Property: How buying, selling or renting can affect your payments

Your home is your castle, but what happens when you want to sell it or gift it to your children?

Your home is your castle, but what happens when you want to sell it or gift it to your children? Photo: Getty

Question 1. Eight years ago I bought a holiday house for my children to inherit. If I decide to pass it to them now, how do I do that and what are the tax implications?

Firstly, you should have a conveyancer or solicitor oversee the property transfer and have them draw up the relevant paperwork and transfer details.

You can gift the property or sell it for a reduced price if you wish, to at least help you with some of the costs.

There will be legal fees and you should obtain a valuation on the property. That is because selling or gifting the property is a Capital Gains Tax (CGT) event, and you may be liable for CGT, because for tax the CGT will be determined by the valuation of the property (if gifting or selling below market price). Therefore, you may need some tax advice.

Your children, as the new owners, may be liable for stamp duty on the sale.

Finally, if you are in receipt of a government income support payment (such as the age pension), gifting an asset may affect your entitlements.

Question 2. My husband and I are divorcing – will I be able to borrow money from my super then pay it back once the house is sold as I need to look for a rental property now before the sale?

No, generally not.

Firstly, superannuation funds are included in the definition of ‘property’ and can be divided on marriage breakdown regardless of who has the most super, or you may come to another agreement, i.e. someone may retain more super, then the partner retains most of the other assets.

A marriage breakdown does not alter when you can access super, generally once you reach preservation age and retire.

There are only a very few exceptions to this; a couple to bear in mind are:

Severe financial hardship

Based on written evidence provided by a Commonwealth department or agency (i.e. Centrelink).

  • You have received Commonwealth income support payments for a continuous period of at least 26 weeks (such as Jobseeker)
  • You are in receipt of those payments at the time of application, and
  • You are unable to meet reasonable and immediate family living expenses.

Compassionate grounds

You could apply to the ATO for a determination that an amount of preserved or restricted non-preserved superannuation benefits may be released on the grounds that it is required for one of the following unpaid expenses:

  • medical treatment or medical transport, or
  • a payment on a loan to prevent foreclosure of a mortgage on your home, or
  • to modify your home or vehicle, or accommodate any special needs arising from severe disability, or
  • expenses associated with palliative care
  • palliative care, in the case of impending death, or
  • funeral or burial costs.

I suggest obtaining legal advice prior to any divorce settlement. Post-divorce you may wish to seek personalised financial advice.

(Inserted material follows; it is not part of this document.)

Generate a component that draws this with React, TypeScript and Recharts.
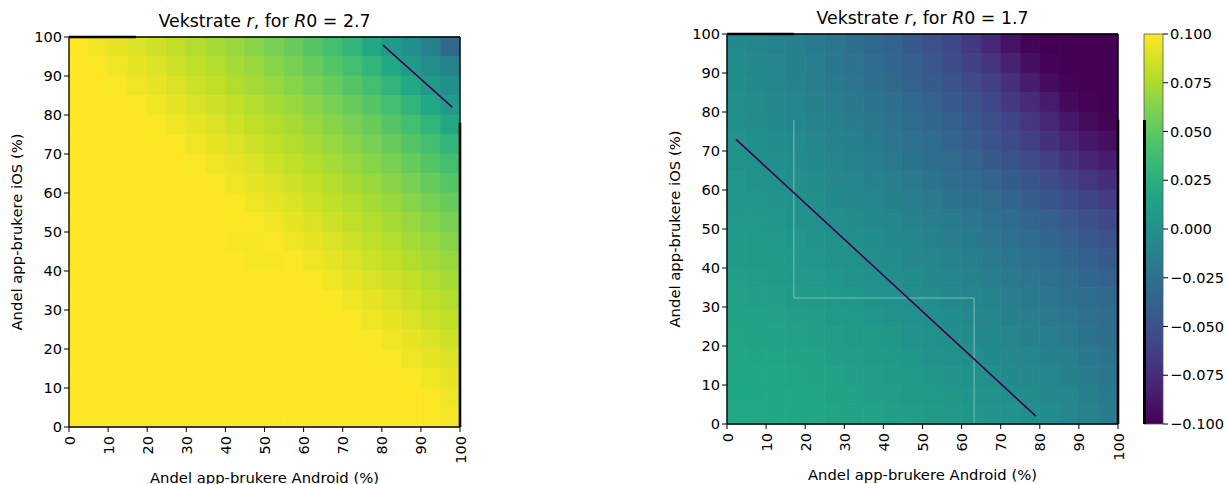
import React from 'react';
import { ComposedChart, XAxis, YAxis, ReferenceArea, ReferenceLine } from 'recharts';

// Cell centres (percent of app users), x = Android, y = iOS (rows listed top to bottom)
const androidPct = [2.5, 7.5, 12.5, 17.5, 22.5, 27.5, 32.5, 37.5, 42.5, 47.5, 52.5, 57.5, 62.5, 67.5, 72.5, 77.5, 82.5, 87.5, 92.5, 97.5];
const iosPct = [97.5, 92.5, 87.5, 82.5, 77.5, 72.5, 67.5, 62.5, 57.5, 52.5, 47.5, 42.5, 37.5, 32.5, 27.5, 22.5, 17.5, 12.5, 7.5, 2.5];
const cellStep = 5;
const axisTicks = [0, 10, 20, 30, 40, 50, 60, 70, 80, 90, 100];
const colorbarTicks = [-0.1, -0.075, -0.05, -0.025, 0, 0.025, 0.05, 0.075, 0.1];

// growth rate r in thousandths (per mille), R0 = 2.7
const rateR27 = [
  [100, 96, 93, 89, 85, 81, 77, 73, 69, 64, 59, 53, 46, 39, 30, 20, 9, -2, -12, -32],
  [100, 99, 96, 93, 89, 85, 81, 77, 73, 69, 64, 59, 53, 46, 39, 30, 20, 9, -2, -12],
  [100, 100, 99, 96, 93, 89, 85, 81, 77, 73, 69, 64, 59, 53, 46, 39, 30, 20, 9, -2],
  [100, 100, 100, 99, 96, 93, 89, 85, 81, 77, 73, 69, 64, 59, 53, 46, 39, 30, 20, 9],
  [100, 100, 100, 100, 99, 96, 93, 89, 85, 81, 77, 73, 69, 64, 59, 53, 46, 39, 30, 20],
  [100, 100, 100, 100, 100, 99, 96, 93, 89, 85, 81, 77, 73, 69, 64, 59, 53, 46, 39, 30],
  [100, 100, 100, 100, 100, 100, 99, 96, 93, 89, 85, 81, 77, 73, 69, 64, 59, 53, 46, 39],
  [100, 100, 100, 100, 100, 100, 100, 99, 96, 93, 89, 85, 81, 77, 73, 69, 64, 59, 53, 46],
  [100, 100, 100, 100, 100, 100, 100, 100, 99, 96, 93, 89, 85, 81, 77, 73, 69, 64, 59, 53],
  [100, 100, 100, 100, 100, 100, 100, 100, 100, 99, 96, 93, 89, 85, 81, 77, 73, 69, 64, 59],
  [100, 100, 100, 100, 100, 100, 100, 100, 98, 98, 99, 96, 93, 89, 85, 81, 77, 73, 69, 64],
  [100, 100, 100, 100, 100, 100, 100, 100, 100, 98, 98, 99, 96, 93, 89, 85, 81, 77, 73, 69],
  [100, 100, 100, 100, 100, 100, 100, 100, 100, 100, 100, 100, 99, 96, 93, 89, 85, 81, 77, 73],
  [100, 100, 100, 100, 100, 100, 100, 100, 100, 100, 100, 100, 100, 99, 96, 93, 89, 85, 81, 77],
  [100, 100, 100, 100, 100, 100, 100, 100, 100, 100, 100, 100, 100, 100, 99, 96, 93, 89, 85, 81],
  [100, 100, 100, 100, 100, 100, 100, 100, 100, 100, 100, 100, 100, 100, 100, 99, 96, 93, 89, 85],
  [100, 100, 100, 100, 100, 100, 100, 100, 100, 100, 100, 100, 100, 100, 100, 100, 99, 96, 93, 89],
  [100, 100, 100, 100, 100, 100, 100, 100, 100, 100, 100, 100, 100, 100, 100, 100, 100, 99, 96, 93],
  [100, 100, 100, 100, 100, 100, 100, 100, 100, 100, 100, 100, 100, 100, 100, 100, 100, 100, 99, 96],
  [100, 100, 100, 100, 100, 100, 100, 100, 100, 100, 100, 100, 100, 100, 100, 100, 100, 100, 100, 98],
];

// growth rate r in thousandths (per mille), R0 = 1.7
const rateR17 = [
  [-5, -8, -11, -14, -18, -22, -27, -32, -37, -43, -50, -58, -67, -78, -90, -98, -100, -100, -100, -100],
  [-4, -7, -10, -13, -16, -20, -25, -30, -35, -40, -46, -53, -61, -70, -81, -92, -99, -100, -100, -100],
  [-3, -6, -9, -12, -15, -18, -22, -27, -32, -37, -42, -48, -55, -63, -73, -84, -94, -99, -100, -100],
  [-2, -4, -7, -10, -13, -16, -20, -24, -28, -33, -38, -43, -50, -57, -66, -76, -86, -95, -99, -100],
  [-1, -3, -5, -8, -11, -14, -17, -21, -25, -29, -34, -39, -45, -52, -60, -69, -78, -87, -94, -98],
  [1, -1, -3, -5, -8, -11, -14, -18, -22, -26, -30, -35, -41, -48, -55, -63, -72, -80, -87, -92],
  [2, 0, -2, -4, -6, -9, -12, -15, -19, -23, -27, -31, -36, -42, -48, -55, -63, -71, -79, -85],
  [4, 2, 0, -2, -4, -7, -9, -12, -16, -19, -23, -27, -31, -36, -42, -48, -55, -62, -69, -75],
  [5, 4, 2, 0, -2, -5, -7, -10, -13, -16, -19, -23, -27, -31, -36, -41, -47, -53, -59, -65],
  [7, 6, 4, 2, 0, -2, -4, -7, -9, -12, -15, -18, -22, -26, -30, -35, -40, -45, -51, -56],
  [8, 7, 6, 4, 2, 0, -2, -4, -7, -9, -12, -15, -18, -22, -26, -30, -35, -40, -45, -50],
  [10, 9, 8, 6, 4, 2, 0, -2, -4, -7, -9, -12, -15, -18, -22, -26, -30, -34, -39, -44],
  [12, 11, 10, 8, 6, 4, 2, 0, -2, -4, -7, -9, -12, -15, -18, -22, -26, -30, -34, -38],
  [14, 13, 12, 10, 8, 6, 4, 2, 0, -2, -4, -7, -9, -12, -15, -18, -22, -26, -29, -33],
  [16, 15, 14, 12, 11, 9, 7, 4, 2, 0, -2, -4, -7, -10, -13, -16, -19, -22, -26, -30],
  [17, 16, 15, 14, 13, 11, 9, 7, 5, 2, 0, -2, -5, -7, -10, -13, -16, -19, -23, -27],
  [18, 17, 17, 16, 15, 13, 11, 9, 7, 5, 2, 0, -2, -5, -7, -10, -13, -16, -20, -24],
  [19, 18, 18, 17, 16, 15, 13, 11, 9, 7, 5, 3, 0, -2, -5, -7, -10, -13, -17, -21],
  [19, 19, 19, 18, 17, 16, 15, 13, 11, 9, 7, 5, 3, 1, -2, -4, -7, -10, -14, -18],
  [20, 20, 19, 19, 18, 17, 16, 15, 13, 11, 9, 7, 5, 3, 1, -1, -4, -8, -12, -17],
];

// lines drawn on top (percent coordinates)
const lineR27 = [{ x: 80.3, y: 97.9 }, { x: 98, y: 82 }];
const lineR17 = [{ x: 2.3, y: 73 }, { x: 79, y: 2 }];
const guideR17 = [
  [{ x: 17.1, y: 78 }, { x: 17.1, y: 32.3 }],
  [{ x: 17.1, y: 32.3 }, { x: 63.2, y: 32.3 }],
  [{ x: 63.2, y: 32.3 }, { x: 63.2, y: 0 }],
];
// heavier frame segments visible in the picture
const heavyFrame = [
  [{ x: 0, y: 100 }, { x: 17.1, y: 100 }],
  [{ x: 100, y: 0 }, { x: 100, y: 78 }],
];

const VIRIDIS = ['#440154', '#482475', '#414487', '#355f8d', '#2a788e', '#21918c', '#22a884', '#44bf70', '#7ad151', '#bddf26', '#fde725'];
const hexRgb = (h: string) => [parseInt(h.slice(1, 3), 16), parseInt(h.slice(3, 5), 16), parseInt(h.slice(5, 7), 16)];
const VIR_RGB = VIRIDIS.map(hexRgb);
function viridis(r: number) {
  let t = (r + 0.1) / 0.2;
  t = Math.max(0, Math.min(1, t));
  const p = t * 10;
  const i = Math.min(9, Math.floor(p));
  const f = p - i;
  const a = VIR_RGB[i];
  const b = VIR_RGB[i + 1];
  const c = a.map((v, k) => Math.round(v + (b[k] - v) * f));
  return `rgb(${c[0]},${c[1]},${c[2]})`;
}

const FONT = 'DejaVu Sans, sans-serif';
const TICK_FS = 14.6;

function toCells(grid: number[][]) {
  const out: { x: number; y: number; r: number }[] = [];
  grid.forEach((row, j) => row.forEach((v, i) => out.push({ x: androidPct[i], y: iosPct[j], r: v / 1000 })));
  return out;
}

const XTick = (props: any) => {
  const { x, y, payload } = props;
  return (
    <text x={x} y={y} transform={`rotate(-90 ${x} ${y})`} textAnchor="end" dominantBaseline="central" fontSize={TICK_FS} fill="#000" fontFamily={FONT}>
      {payload.value}
    </text>
  );
};

function Heatmap(props: { grid: number[][]; line: { x: number; y: number }[]; guides?: { x: number; y: number }[][]; width: number; margin: any }) {
  const cells = toCells(props.grid);
  return (
    <ComposedChart width={props.width} height={484} margin={props.margin} data={cells}>
      <XAxis type="number" dataKey="x" domain={[0, 100]} ticks={axisTicks} interval={0} allowDataOverflow height={40} tickSize={5} tickMargin={4} tick={<XTick />} stroke="#000" axisLine={{ stroke: '#000', strokeWidth: 1.3 }} tickLine={{ stroke: '#000' }} />
      <YAxis type="number" dataKey="y" domain={[0, 100]} ticks={axisTicks} interval={0} allowDataOverflow width={40} tickSize={5} tickMargin={2} tick={{ fill: '#000', fontSize: TICK_FS, fontFamily: FONT }} axisLine={{ stroke: '#000', strokeWidth: 1.3 }} tickLine={{ stroke: '#000' }} />
      {cells.map((c, k) => {
        const col = viridis(c.r);
        return (
          <ReferenceArea key={k} x1={c.x - cellStep / 2} x2={c.x + cellStep / 2} y1={c.y - cellStep / 2} y2={c.y + cellStep / 2} fill={col} fillOpacity={1} stroke={col} strokeWidth={0.8} />
        );
      })}
      {(props.guides || []).map((g, k) => (
        <ReferenceLine key={'g' + k} segment={g} stroke="#9fd0c8" strokeOpacity={0.7} strokeWidth={1} />
      ))}
      <ReferenceLine segment={props.line} stroke="#440154" strokeWidth={1.6} />
      <ReferenceLine y={100} stroke="#000" strokeWidth={1.3} />
      <ReferenceLine x={100} stroke="#000" strokeWidth={1.3} />
      {heavyFrame.map((s, k) => (
        <ReferenceLine key={'h' + k} segment={s} stroke="#000" strokeWidth={2.6} ifOverflow="visible" />
      ))}
    </ComposedChart>
  );
}

const cbFmt = (v: number) => (v < 0 ? '\u2212' : '') + Math.abs(v).toFixed(3);

function Colorbar() {
  const data = colorbarTicks.map((v) => ({ v }));
  return (
    <ComposedChart width={98} height={484} margin={{ top: 34, right: 5, bottom: 60, left: 14 }} data={data}>
      <XAxis hide type="number" domain={[0, 1]} />
      <YAxis orientation="right" type="number" dataKey="v" domain={[-0.1, 0.1]} ticks={colorbarTicks} interval={0} allowDataOverflow width={60} tickSize={5} tickMargin={2} tickFormatter={cbFmt} axisLine={false} tickLine={{ stroke: '#000' }} tick={{ fill: '#000', fontSize: TICK_FS, fontFamily: FONT, textAnchor: 'start' }} />
      <ReferenceArea y1={-0.1} y2={0.1} fill="url(#viridisGrad)" fillOpacity={1} stroke="#555" strokeWidth={0.8} />
    </ComposedChart>
  );
}

export default function App() {
  return (
    <div style={{ position: 'absolute', left: 0, top: 0, width: 1228, height: 484, background: '#fff', fontFamily: FONT, overflow: 'hidden' }}>
      <svg width={0} height={0} style={{ position: 'absolute' }}>
        <defs>
          <linearGradient id="viridisGrad" x1="0" y1="1" x2="0" y2="0">
            {VIRIDIS.map((c, i) => (
              <stop key={i} offset={i / 10} stopColor={c} />
            ))}
          </linearGradient>
        </defs>
      </svg>
      <div style={{ position: 'absolute', left: 0, top: 0 }}>
        <Heatmap grid={rateR27} line={lineR27} width={480} margin={{ top: 37, right: 20, bottom: 17, left: 29 }} />
      </div>
      <div style={{ position: 'absolute', left: 640, top: 0 }}>
        <Heatmap grid={rateR17} line={lineR17} guides={guideR17} width={500} margin={{ top: 34, right: 22, bottom: 20, left: 47 }} />
      </div>
      <div style={{ position: 'absolute', left: 1130, top: 0 }}>
        <Colorbar />
      </div>
      <div style={{ position: 'absolute', left: 1143, top: 120, width: 2.5, height: 304, background: '#000' }} />
      <svg width={1228} height={484} style={{ position: 'absolute', left: 0, top: 0, pointerEvents: 'none' }} fontFamily={FONT} fill="#000">
        <text x={264.5} y={26.5} fontSize={17.4} textAnchor="middle">
          Vekstrate <tspan fontStyle="italic">r</tspan>, for <tspan fontStyle="italic">R</tspan>0 = 2.7
        </text>
        <text x={922.5} y={23.5} fontSize={17.4} textAnchor="middle">
          Vekstrate <tspan fontStyle="italic">r</tspan>, for <tspan fontStyle="italic">R</tspan>0 = 1.7
        </text>
        <text x={264.5} y={482.5} fontSize={14.8} textAnchor="middle">Andel app-brukere Android (%)</text>
        <text x={922.5} y={479.5} fontSize={14.8} textAnchor="middle">Andel app-brukere Android (%)</text>
        <text x={22} y={232} fontSize={14.8} textAnchor="middle" transform="rotate(-90 22 232)">Andel app-brukere iOS (%)</text>
        <text x={680} y={229} fontSize={14.8} textAnchor="middle" transform="rotate(-90 680 229)">Andel app-brukere iOS (%)</text>
      </svg>
    </div>
  );
}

Question 3. I am pensioner and I own my house; I bought a small house and rent it out for a small amount. Does this cause my pension to decrease equivalent to rental income?

I’m not sure from your question whether you have bought a second house (investment property) or whether you rent out a portion of your existing principal residence. So let me cover both scenarios:

  • Investment property – Net income is counted (net income is gross income less allowable expenses. Centrelink will determine this based on information from your tax return).
  • If someone rents out a room in your principal home, then depending what you provide for them, Centrelink treat the income as follows.

Note the above is how much of the income is assessed by Centrelink, not how much they will reduce your age pension.

A single person can earn/receive up to $190 per fortnight before any reduction in age pension benefits. Once you start receiving above that, your benefits will reduce by 0.50 cents for every $1 dollar counted by Centrelink.

The other thing worth noting is that many people with an investment property are assessed under the asset test rather than the income test, whichever test (income or asset) that gives you the lower benefit is applied.

Craig Sankey is a licensed financial adviser and head of Technical Services & Advice Enablement at Industry Fund Services

Disclaimer: The responses provided are general in nature, and while they are prompted by the questions asked, they have been prepared without taking into consideration all your objectives, financial situation or needs.

Before relying on any of the information, please ensure that you consider the appropriateness of the information for your objectives, financial situation or needs. To the extent that it is permitted by law, no responsibility for errors or omissions is accepted by IFS and its representatives.